Yes, you read that right, Electro Butt Plug. Who buys this stuff? One of you guys apparently... I'm not going to name names (because I can't see who bought it) but someone who was browsing our site jumped on to Amazon to snatch-up one of these bad boys (albeit a slightly smaller one than linked here, have to show some restraint I guess). Now, I don't understand butt plugs, ( I swear I don't : | ) it just doesn't seem comfortable (at all). But to then add electricity to said butt plug adds another level of insanity. So, whoever it was out there that bought this, we salute you. Just please don't use this in the bath/shower, we want you around to buy more expensive butt plugs from us.
Do you not feel like enough of an attention whore? Boy oh boy do we have the thing for you. Winkers are pants that have eyes on them, so you can use your fat ass to wink at people staring at your fat ass. Maybe the best part is you can't actually buy jeans from them, you have to send them jeans to ruin paint their trade mark winkers on. My personal favorite has to be the ducks (and my favorite part of the ducks is the "quack!") because when I'm staring at a chicks ass all I usually think about is ducks.

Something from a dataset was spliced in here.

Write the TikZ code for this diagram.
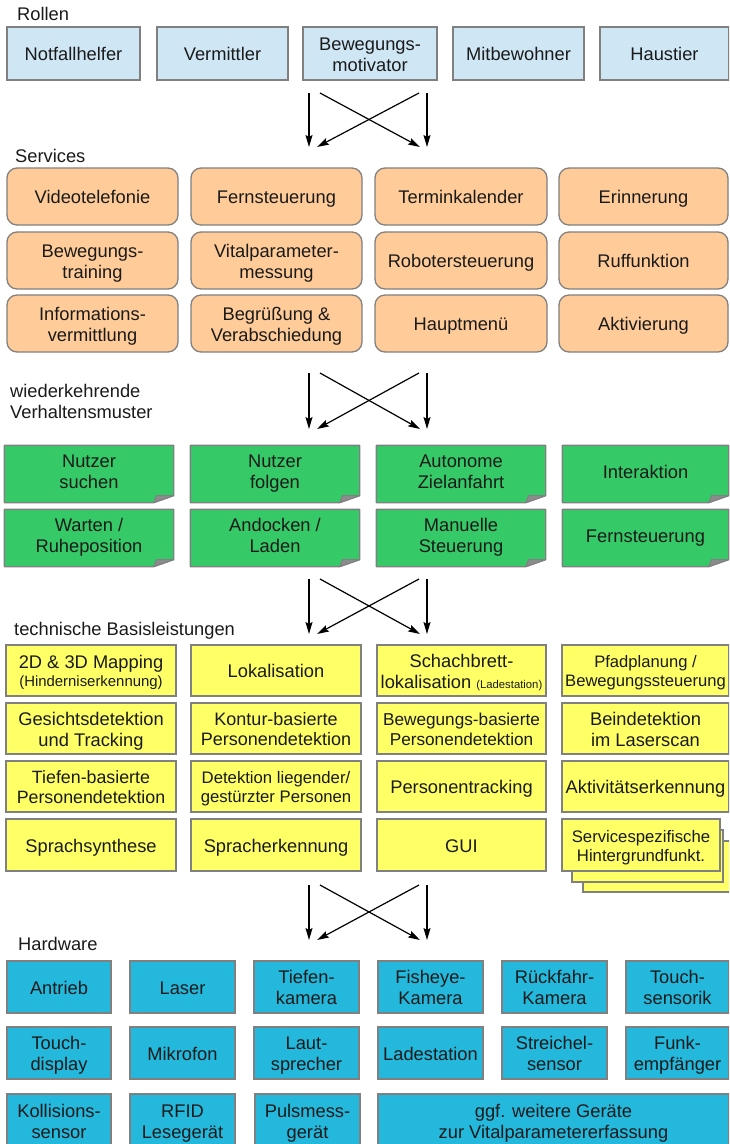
\documentclass[tikz,border=0pt]{standalone}
\usepackage{fontspec}
\setmainfont{Liberation Sans}
\usetikzlibrary{arrows.meta,backgrounds}

\definecolor{boxline}{HTML}{808080}
\definecolor{textcol}{HTML}{1A1A1A}
\definecolor{rolefill}{HTML}{CFE7F5}
\definecolor{servfill}{HTML}{FFCC99}
\definecolor{notefill}{HTML}{35C968}
\definecolor{foldfill}{HTML}{8C8C8C}
\definecolor{basefill}{HTML}{FFFF66}
\definecolor{hwfill}{HTML}{23B8DC}

\newcommand\mainsize{\fontsize{18.3}{20.7}\selectfont}
\newcommand\midsize{\fontsize{16.7}{19}\selectfont}

% box: style, name, x0, y0, x1, y1, text (uniform cap-top strut, baseline-bottom)
\newcommand\cell[7]{%
  \node[#1, minimum width={#5-#3}, minimum height={#6-#4}] (#2)
    at ({(#3+#5)/2},{(#4+#6)/2}) {\rule{0pt}{0.8em}#7};}

% sticky note outline with folded lower right corner
\newcommand\noteshape[1]{%
  \path[notebg] (#1.north west) -- (#1.north east)
    -- ([yshift=7pt]#1.south east) -- ([xshift=-20pt]#1.south east)
    -- (#1.south west) -- cycle;
  \path[foldbg] ([yshift=7pt]#1.south east)
    -- ([xshift=-17pt,yshift=7pt]#1.south east)
    -- ([xshift=-20pt]#1.south east) -- cycle;}

% two straight and two crossing arrows between layers
\newcommand\crossflow[3]{%
  \coordinate (#1tl) at (309,#2);  \coordinate (#1bl) at (309,#3);
  \coordinate (#1tr) at (427,#2);  \coordinate (#1br) at (427,#3);
  \coordinate (#1dl) at (320,#2);  \coordinate (#1dr) at (419,#2);
  \coordinate (#1el) at (317,#3);  \coordinate (#1er) at (420,#3);
  \draw[flow] (#1tl) -- (#1bl);
  \draw[flow] (#1tr) -- (#1br);
  \draw[flow] (#1dl) -- (#1er);
  \draw[flow] (#1dr) -- (#1el);}

\tikzset{
  box/.style={draw=boxline, line width=1.3pt, inner sep=1pt, align=center,
    font=\mainsize, text=textcol, text depth=0pt},
  rolebox/.style={box, fill=rolefill},
  servbox/.style={box, fill=servfill, rounded corners=10pt},
  notebox/.style={box, draw=none, text depth=6pt},
  notebg/.style={fill=notefill, draw=boxline, line width=1.3pt, line join=round},
  foldbg/.style={fill=foldfill, draw=boxline, line width=1pt, line join=round},
  basebox/.style={box, fill=basefill},
  hwbox/.style={box, fill=hwfill},
  layerlabel/.style={inner sep=0pt, font=\mainsize, text=textcol, align=left},
  flow/.style={line width=1.2pt, draw=black,
    -{Stealth[length=12pt,width=7pt,inset=2pt]}},
}

\begin{document}
\begin{tikzpicture}[x=1pt,y=-1pt]
\useasboundingbox (0,0) rectangle (729,1144);
\clip (0,0) rectangle (729,1144);

% ---------- Rollen ----------
\node[layerlabel, anchor=base west] (lrollen) at (17,20) {Rollen};
\cell{rolebox}{r1}{7}{27}{140}{80}{Notfallhelfer}
\cell{rolebox}{r2}{157}{27}{288}{80}{Vermittler}
\cell{rolebox}{r3}{303}{27}{437}{80}{Bewegungs-\\motivator}
\cell{rolebox}{r4}{453}{27}{584}{80}{Mitbewohner}
\cell{rolebox}{r5}{600}{27}{729}{80}{Haustier}

\crossflow{a}{93}{147}

% ---------- Services ----------
\node[layerlabel, anchor=base west] (lservices) at (15,162) {Services};
\cell{servbox}{s11}{7}{168}{178}{225}{Videotelefonie}
\cell{servbox}{s12}{191}{168}{362}{225}{Fernsteuerung}
\cell{servbox}{s13}{375}{168}{547}{225}{Terminkalender}
\cell{servbox}{s14}{559}{168}{728}{225}{Erinnerung}
\cell{servbox}{s21}{7}{232}{178}{289}{Bewegungs-\\training}
\cell{servbox}{s22}{191}{232}{362}{289}{Vitalparameter-\\messung}
\cell{servbox}{s23}{375}{232}{547}{289}{Robotersteuerung}
\cell{servbox}{s24}{559}{232}{728}{289}{Ruffunktion}
\cell{servbox}{s31}{7}{295}{178}{352}{Informations-\\vermittlung}
\cell{servbox}{s32}{191}{295}{362}{352}{Begrüßung \&\\Verabschiedung}
\cell{servbox}{s33}{375}{295}{547}{352}{Hauptmenü}
\cell{servbox}{s34}{559}{295}{728}{352}{Aktivierung}

\crossflow{b}{373}{429}

% ---------- wiederkehrende Verhaltensmuster ----------
\node[layerlabel, anchor=west] (lmuster) at (10,401.7)
  {wiederkehrende\\Verhaltensmuster};
\cell{notebox}{v11}{5}{446}{173}{502}{Nutzer\\suchen}
\cell{notebox}{v12}{191}{446}{359}{502}{Nutzer\\folgen}
\cell{notebox}{v13}{377}{446}{545}{502}{Autonome\\Zielanfahrt}
\cell{notebox}{v14}{563}{446}{728}{502}{Interaktion}
\cell{notebox}{v21}{5}{510}{173}{566}{Warten /\\Ruheposition}
\cell{notebox}{v22}{191}{510}{359}{566}{Andocken /\\Laden}
\cell{notebox}{v23}{377}{510}{545}{566}{Manuelle\\Steuerung}
\cell{notebox}{v24}{563}{510}{728}{566}{Fernsteuerung}
\begin{scope}[on background layer]
  \noteshape{v11}\noteshape{v12}\noteshape{v13}\noteshape{v14}
  \noteshape{v21}\noteshape{v22}\noteshape{v23}\noteshape{v24}
\end{scope}

\crossflow{c}{579}{634}

% ---------- technische Basisleistungen ----------
\node[layerlabel, anchor=base west] (lbasis) at (14,635) {technische Basisleistungen};
\cell{basebox}{t11}{6}{645}{176}{696}{2D \& 3D Mapping\\[-3pt]{\fontsize{14.9}{16}\selectfont (Hinderniserkennung)}}
\cell{basebox}{t12}{191}{645}{361}{696}{Lokalisation}
\cell{basebox}{t13}{377}{645}{546}{696}{Schachbrett-\\lokalisation {\fontsize{11.3}{12}\selectfont (Ladestation)}}
\cell{basebox, font=\fontsize{16.6}{19.5}\selectfont}{t14}{562}{645}{729}{696}{Pfadplanung /\\Bewegungssteuerung}
\cell{basebox}{t21}{6}{703}{176}{754}{Gesichtsdetektion\\und Tracking}
\cell{basebox, font=\fontsize{18}{20.5}\selectfont}{t22}{191}{703}{361}{754}{Kontur-basierte\\Personendetektion}
\cell{basebox, font=\fontsize{17.2}{19.5}\selectfont}{t23}{377}{703}{546}{754}{Bewegungs-basierte\\Personendetektion}
\cell{basebox}{t24}{562}{703}{729}{754}{Beindetektion\\im Laserscan}
\cell{basebox, font=\fontsize{17.8}{20.5}\selectfont}{t31}{6}{761}{176}{812}{Tiefen-basierte\\Personendetektion}
\cell{basebox, font=\midsize}{t32}{191}{761}{361}{812}{Detektion liegender/\\gestürzter Personen}
\cell{basebox}{t33}{377}{761}{546}{812}{Personentracking}
\cell{basebox}{t34}{562}{761}{729}{812}{Aktivitätserkennung}
\cell{basebox}{t41}{6}{819}{176}{871}{Sprachsynthese}
\cell{basebox}{t42}{191}{819}{361}{871}{Spracherkennung}
\cell{basebox}{t43}{377}{819}{546}{871}{GUI}
% stacked sheets behind the last box
\draw[fill=basefill, draw=boxline, line width=1.3pt] (583,841) rectangle (742,892);
\draw[fill=basefill, draw=boxline, line width=1.3pt] (572,830) rectangle (723,882);
\cell{basebox, font=\midsize}{t44}{562}{819}{720}{871}{Servicespezifische\\Hintergrundfunkt.}

\crossflow{d}{885}{940}

% ---------- Hardware ----------
\node[layerlabel, anchor=base west] (lhw) at (18,950) {Hardware};
\cell{hwbox}{h11}{7}{961}{111}{1013}{Antrieb}
\cell{hwbox}{h12}{130}{961}{235}{1013}{Laser}
\cell{hwbox}{h13}{254}{961}{359}{1013}{Tiefen-\\kamera}
\cell{hwbox}{h14}{378}{961}{483}{1013}{Fisheye-\\Kamera}
\cell{hwbox}{h15}{502}{961}{607}{1013}{Rückfahr-\\Kamera}
\cell{hwbox}{h16}{626}{961}{729}{1013}{Touch-\\sensorik}
\cell{hwbox}{h21}{7}{1027}{111}{1079}{Touch-\\display}
\cell{hwbox}{h22}{130}{1027}{235}{1079}{Mikrofon}
\cell{hwbox}{h23}{254}{1027}{359}{1079}{Laut-\\sprecher}
\cell{hwbox}{h24}{378}{1027}{483}{1079}{Ladestation}
\cell{hwbox}{h25}{502}{1027}{607}{1079}{Streichel-\\sensor}
\cell{hwbox}{h26}{626}{1027}{729}{1079}{Funk-\\empfänger}
\cell{hwbox}{h31}{7}{1094}{111}{1148}{Kollisions-\\sensor}
\cell{hwbox}{h32}{130}{1094}{235}{1148}{RFID\\Lesegerät}
\cell{hwbox}{h33}{255}{1094}{360}{1148}{Pulsmess-\\gerät}
\cell{hwbox}{h34}{378}{1094}{729}{1148}{ggf. weitere Geräte\\zur Vitalparametererfassung}
\end{tikzpicture}
\end{document}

Putting a vacuum cleaner at the end of some barbering tools sounds like an awesome idea. Hair is gross, even if it just came off your own head, so who would want it all over their floor? What's not a great idea? Trying to make a kit to cut your own damn hair. Let's face it unless you are shaving your head it isn't going to look good. And by good I mean when you walk down the street someone doesn't say, "Holy shit, that guy cuts his own hair." The guy that invented today's product, The Flowbee, has somehow convinced over 2 million people that they can do their own hair at home and make it look good. Those two million people were hoping for their haircuts to come out awesome, as seen below:
1,999,999 of those haircuts came out like this:
"Well, back to doing meth"
Oh, and did I mention this thing is over $100 bucks?
Did you and your kids enjoy your trip through airport
security last summer on your way to Grandmas? Now your family can
re-create the non-stop fun of the TSA attempting to pat down little Cindy at
home with the Playmobil
Security Check Point. Your kids will have hours of laughs racially profiling
other toys while Barbie looks on in fear of the inevitable strip search.
Don't make your kids declare jihad on you, buy them the Playmobil
Security Check Point today!
That's right, a sex toy for your dog. It comes in white or black and can be yours for only $200! So, if you are over humped legs, inanimate objects and other real dogs, this might just be the thing for your pooch. Just be careful it doesn't turn into a Lars and the Real Girl type of situation.